If you read a headline claiming chocolate can help you lose weight, what would be your first reaction?
Based on their own experience, some people may be sceptical. Some may even be sceptical enough to check out the research themselves. But it’s likely most won’t.
Not even those whose job it is to inform the general public.
In a great example of media trolling, journalist John Bohannon purposely designed a shoddy science experiment. We’re talking classic methodological warning signs, like having a small sample size, looking at too many variables, and featuring in a pay-to-publish journal.
The study concluded that – as you may have guessed – chocolate may help you lose weight. You shouldn’t need a PhD in science to question whether this study is legitimate.
Nevertheless, the media unquestioningly published the results of the study – as Bohannon knew they would.
Bohannon’s point was that in today’s media environment, it is too easy for bad science to be reported and believed. With pressing deadlines and an incentive for sensationalism, sometimes reading the press release is all a journalist has time to muster.
This is a problem. The only thing worse would be if bad science became the basis for equally bad policy. And there is a real risk of that.
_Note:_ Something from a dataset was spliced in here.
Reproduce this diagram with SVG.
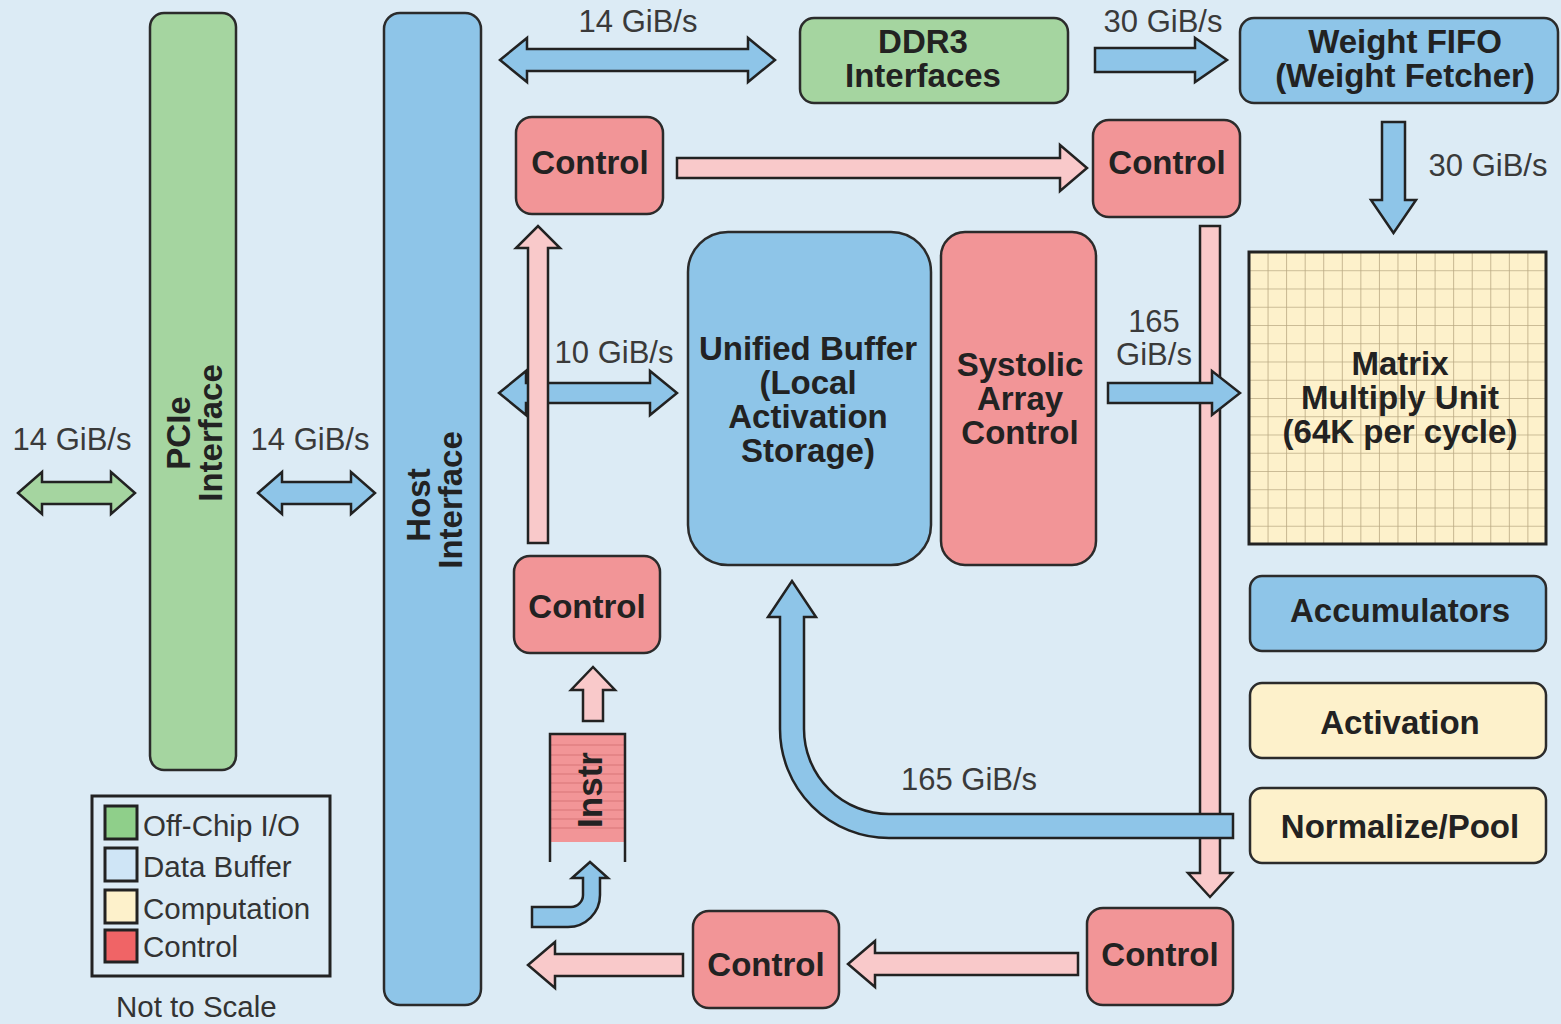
<svg xmlns="http://www.w3.org/2000/svg" width="1561" height="1024" viewBox="0 0 1561 1024">
<defs>
<pattern id="grid" patternUnits="userSpaceOnUse" x="1249" y="252" width="18.56" height="18.25">
<path d="M0 0 H18.56 M0 0 V18.25" fill="none" stroke="#b9a983" stroke-width="1.6"/>
</pattern>
<style>
.bg{fill:#dcebf5}
.box{stroke:#2b2b2b;stroke-width:2.5}
.io{fill:#a5d5a0}
.buf{fill:#8ec5e8}
.ctl{fill:#f29597}
.cmp{fill:#fdf1cb}
.arB{fill:#8ec5e8;stroke:#222;stroke-width:2.5;stroke-linejoin:miter}
.arG{fill:#a5d5a0;stroke:#222;stroke-width:2.5}
.arP{fill:#f9c9ca;stroke:#222;stroke-width:2.5}
.t{font-family:"Liberation Sans","DejaVu Sans",sans-serif;font-weight:bold;font-size:33px;fill:#222;text-anchor:middle}
.lbl{font-family:"Liberation Sans","DejaVu Sans",sans-serif;font-size:31px;fill:#3a3a3a;text-anchor:middle}
.leg{font-family:"Liberation Sans","DejaVu Sans",sans-serif;font-size:29.5px;fill:#333}
</style>
</defs>
<rect class="bg" x="0" y="0" width="1561" height="1024"/>

<g id="pcie">
<rect class="box io" x="150" y="13" width="86" height="757" rx="14"/>
<text class="t" transform="translate(190,433) rotate(-90)">PCIe</text>
<text class="t" transform="translate(222,433) rotate(-90)">Interface</text>
</g>
<g id="host">
<rect class="box buf" x="384" y="13" width="97" height="992" rx="16"/>
<text class="t" transform="translate(430,505) rotate(-90)">Host</text>
<text class="t" transform="translate(462,500) rotate(-90)">Interface</text>
</g>
<g id="ddr3">
<rect class="box io" x="800" y="18" width="268" height="85" rx="14"/>
<text class="t" x="923" y="53">DDR3</text>
<text class="t" x="923" y="87">Interfaces</text>
</g>
<g id="weightfifo">
<rect class="box buf" x="1240" y="18" width="318" height="85" rx="14"/>
<text class="t" x="1405" y="53">Weight FIFO</text>
<text class="t" x="1405" y="87">(Weight Fetcher)</text>
</g>
<g id="control1">
<rect class="box ctl" x="516" y="117" width="147" height="97" rx="16"/>
<text class="t" x="590" y="174">Control</text>
</g>
<g id="control2">
<rect class="box ctl" x="1093" y="120" width="147" height="97" rx="16"/>
<text class="t" x="1167" y="174">Control</text>
</g>
<g id="unifiedbuffer">
<rect class="box buf" x="688" y="232" width="243" height="333" rx="40"/>
<text class="t" x="808" y="360">Unified Buffer</text>
<text class="t" x="808" y="394">(Local</text>
<text class="t" x="808" y="428">Activation</text>
<text class="t" x="808" y="462">Storage)</text>
</g>
<g id="systolic">
<rect class="box ctl" x="941" y="232" width="155" height="333" rx="24"/>
<text class="t" x="1020" y="376">Systolic</text>
<text class="t" x="1020" y="410">Array</text>
<text class="t" x="1020" y="444">Control</text>
</g>
<g id="mmu">
<rect x="1249" y="252" width="297" height="292" fill="#fdf1cb"/>
<rect x="1249" y="252" width="297" height="292" fill="url(#grid)"/>
<rect x="1249" y="252" width="297" height="292" fill="none" stroke="#222" stroke-width="3"/>
<text class="t" x="1400" y="375">Matrix</text>
<text class="t" x="1400" y="409">Multiply Unit</text>
<text class="t" x="1400" y="443">(64K per cycle)</text>
</g>
<g id="accumulators">
<rect class="box buf" x="1250" y="576" width="296" height="75" rx="12"/>
<text class="t" x="1400" y="622">Accumulators</text>
</g>
<g id="activation">
<rect class="box cmp" x="1250" y="683" width="296" height="75" rx="12"/>
<text class="t" x="1400" y="734">Activation</text>
</g>
<g id="normalize">
<rect class="box cmp" x="1250" y="788" width="296" height="75" rx="12"/>
<text class="t" x="1400" y="838">Normalize/Pool</text>
</g>
<g id="control3">
<rect class="box ctl" x="514" y="556" width="146" height="97" rx="16"/>
<text class="t" x="587" y="618">Control</text>
</g>
<g id="instr">
<rect x="550" y="734" width="75" height="108" fill="#f29597"/>
<path d="M550 745 H625 M550 755 H625 M550 765 H625 M550 774 H625 M550 783 H625 M550 792 H625 M550 801 H625 M550 810 H625 M550 819 H625 M550 828 H625" stroke="#d87678" stroke-width="1.2"/>
<path d="M550 862 V734 H625 V862" fill="none" stroke="#222" stroke-width="2.5"/>
<text class="t" style="font-size:35px" transform="translate(602,790) rotate(-90)">Instr</text>
</g>
<g id="control4">
<rect class="box ctl" x="693" y="911" width="146" height="97" rx="16"/>
<text class="t" x="766" y="976">Control</text>
</g>
<g id="control5">
<rect class="box ctl" x="1087" y="908" width="146" height="97" rx="16"/>
<text class="t" x="1160" y="966">Control</text>
</g>
<g id="legend">
<rect x="92" y="796" width="238" height="180" fill="#dcebf5" stroke="#222" stroke-width="3"/>
<rect x="105" y="806" width="32" height="33" fill="#8fcf8a" stroke="#222" stroke-width="3"/>
<rect x="105" y="848" width="32" height="33" fill="#cfe5f6" stroke="#222" stroke-width="3"/>
<rect x="105" y="890" width="32" height="33" fill="#fdf1cb" stroke="#222" stroke-width="3"/>
<rect x="105" y="930" width="32" height="32" fill="#f06466" stroke="#222" stroke-width="3"/>
<text class="leg" x="143" y="836">Off-Chip I/O</text>
<text class="leg" x="143" y="877">Data Buffer</text>
<text class="leg" x="143" y="919">Computation</text>
<text class="leg" x="143" y="957">Control</text>
<text class="leg" x="116" y="1017">Not to Scale</text>
</g>

<g id="connectors">
<path class="arP" d="M1200 226 V873 H1188 L1210 897 L1232 873 H1220 V226 Z"/>
<path class="arP" d="M677 158 H1060 V145 L1087 168 L1060 191 V178 H677 Z"/>
<path class="arP" d="M583 721 V690 H571 L593 667 L615 690 H603 V721 Z"/>
<path class="arP" d="M1078 953 H875 V941 L848 964 L875 987 V975 H1078 Z"/>
<path class="arP" d="M683 954 H555 V942 L528 965 L555 988 V976 H683 Z"/>
<path class="arG" d="M18 493 L42 472 V482 H111 V472 L135 493 L111 514 V504 H42 V514 Z"/>
<path class="arB" d="M258 493 L282 472 V482 H351 V472 L375 493 L351 514 V504 H282 V514 Z"/>
<path class="arB" d="M500 60 L527 38 V49 H748 V38 L775 60 L748 82 V71 H527 V82 Z"/>
<path class="arB" d="M499 393 L526 371 V383 H650 V371 L677 393 L650 415 V403 H526 V415 Z"/>
<path class="arP" d="M528 543 V248 H516 L538 226 L560 248 H548 V543 Z"/>
<path class="arB" d="M1095 48 H1195 V38 L1227 60 L1195 82 V72 H1095 Z"/>
<path class="arB" d="M1108 383 H1212 V371 L1240 393 L1212 415 V403 H1108 Z"/>
<path class="arB" d="M1382 122 H1405 V200 H1416 L1393.5 233 L1371 200 H1382 Z"/>
<path class="arB" d="M1233 814 L889 814 A85 85 0 0 1 804 729 L804 617 L816 617 L792 581 L768 617 L780 617 L780 729 A109 109 0 0 0 889 838 L1233 838 Z"/>
<path class="arB" d="M532 907 L571 907 A12 12 0 0 0 583 895 L583 878 L572 878 L590 862 L608 878 L600 878 L600 895 A32 32 0 0 1 568 927 L532 927 Z"/>
<text class="lbl" x="72" y="450">14 GiB/s</text>
<text class="lbl" x="310" y="450">14 GiB/s</text>
<text class="lbl" x="638" y="32">14 GiB/s</text>
<text class="lbl" x="1163" y="32">30 GiB/s</text>
<text class="lbl" x="1488" y="176">30 GiB/s</text>
<text class="lbl" x="614" y="363">10 GiB/s</text>
<text class="lbl" x="1154" y="332">165</text>
<text class="lbl" x="1154" y="365">GiB/s</text>
<text class="lbl" x="969" y="790">165 GiB/s</text>
</g>
</svg>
This is the very subject of The Health of the State, The New Zealand Initiative’s latest report on public health and lifestyle regulations.
The report looks at current regulations like those around e-cigarettes, as well as policies commonly advocated for, such as sugar taxes, or more restrictions on alcohol advertising.
It finds that a lot of the studies which form the evidence base of these regulations are methodologically flawed. Further, there are some studies which are robust, but don’t actually prove what policy advocates say they prove.
For example, proving a soda tax reduces a household spending on soda is not the same as proving a soda tax will reduce obesity.
The Health of the State showcases the things that can go wrong when interpreting health studies, making the limitations on individual choice even more morally contestable.
These regulations need to be challenged. A good start would be for the government to consistently apply quality cost-benefit analysis. Although that alone won’t count the costs to individual liberty.
Until then, I guess few people would object too loudly if the government was to subsidise chocolate.